4 thoughts on “Morning Musing: 1 Thessalonians 4:13

  1. Thomas Meadors

    Q about heaven. I’ve wondered whether man will have free will in heaven. Seems that so many times in the Bible God set up men with everything man would need only to eventually be rebuffed. God forgives so many times only for man to soon forget his grace and return to their evil ways. From the best I’ve been able to see the absence of Satan takes away temptation and the seeds of sin. I’ve read the free will exists but in the presence of God the only will in heaven is to be more like Jesus. Just curious on your thoughts.

    Liked by 1 person

    • pastorjwaits

      I think we will absolutely have free will in heaven.
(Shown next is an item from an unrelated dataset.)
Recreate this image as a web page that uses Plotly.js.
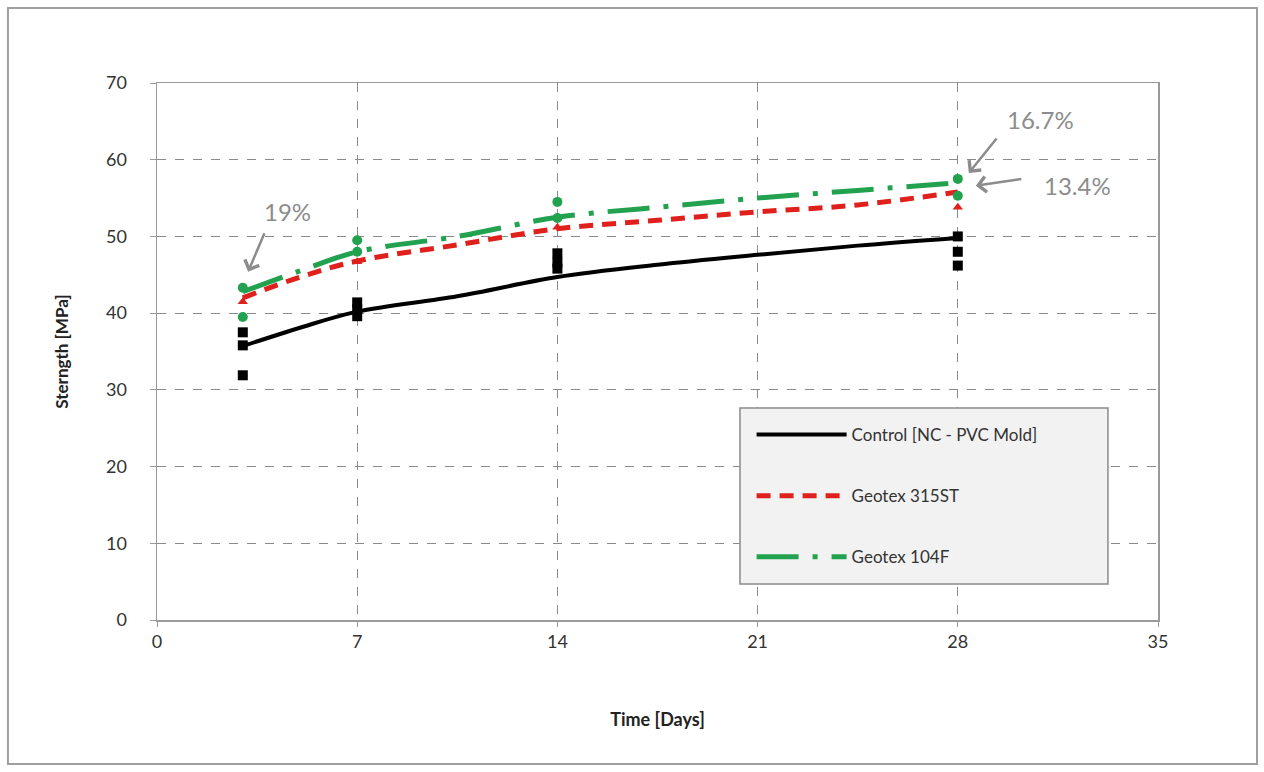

God made us to be free creatures who have chosen freely to be in a loving relationship with Him. If we get to heaven and that is somehow taken away or changed, God will have failed in His original creation design. It would be a sign that Satan was sort of right the whole time. Remember Job? Satan’s whole bargain was that Job would not freely choose God when his circumstances tanked. Satan’s gambit is that we will always choose other than God, given the chance, so free will is a bad idea. God will prove otherwise in the end. In heaven our wills won’t be taken away, they’ll be perfected and freed entirely from the taint of sin. We will freely will to do what God wills in every moment and situation we are in. We will do that because we will have perfectly aligned ourselves with Christ and be filled with the power of the Holy Spirit at all times so that we will always do what God wills because that’s what we most want. After all, Jesus said on more than one occasion that when we are filled with Him we will be able to ask God for anything and get it. How does that work? When we are filled with Him, we will only ask for things God wants to give us in the first place. Personally, I can’t wait for that day.

      Liked by 1 person

  2. Thomas Meadors

    Thanks. I expected as much and agree. And I agree that it will be a glorious day. Now that begs another question. Do you think the outcome on Earth would have been different if there had been no temptation in Eden? I know Adam and Eve failed miserably following God’s instructions. Do you think a lack of the serpent would have just punted that ball further down the road and they (and we) were doomed to disobey? Myself, I think so. I look back on all the times my folks warned me of consequences for my actions and inevitably every time I crossed the line it came back to bite me. With Brayden in school and now 21 I’m pretty sure he’s running into the same situations. I think its always been human nature to think we’re smarter than we think we are and I’ve the inclination that started with Adam and Eve.

    Liked by 1 person

    • pastorjwaits

      That’s a tougher one. We’re Adam and Eve somehow “fated” to sin? Surely not. Sin wasn’t good. Period. God didn’t plan on that even though He planned for it. To speak of it being somehow inevitable I don’t think is right. Yes, God worked His plans for good, but sin wasn’t. Like Paul said, even though sin makes grace greater, that does not mean we should sin more to make it even greater. Yes, if sin hadn’t have happened, Jesus wouldn’t have come and died, but that wouldn’t have been a bad thing because sin never would have happened and our relationship with Him never would have been interrupted in the first place. That doesn’t mean we would have spent eternity living naked in a garden either. I’d like to think we would have made all the same discoveries and advancements, we simply would have done it without the sin. The thing is, God created us with free will, like we talked about. That necessarily included the potential for disobedience. Satan, simply took advantage of the situation and exploited that possibility. Creating like He did was incredibly risky for God, sure, but He was committed to love as the means and medium and outcome of His relationship with us. Love is never forced by definition. Thus, our fall always had to be a possibility. An inevitable one, no, but a real one, yes. Your last sentence is correct, but only since the fall. Before then, our nature wasn’t corrupted. God made us in sinless perfection.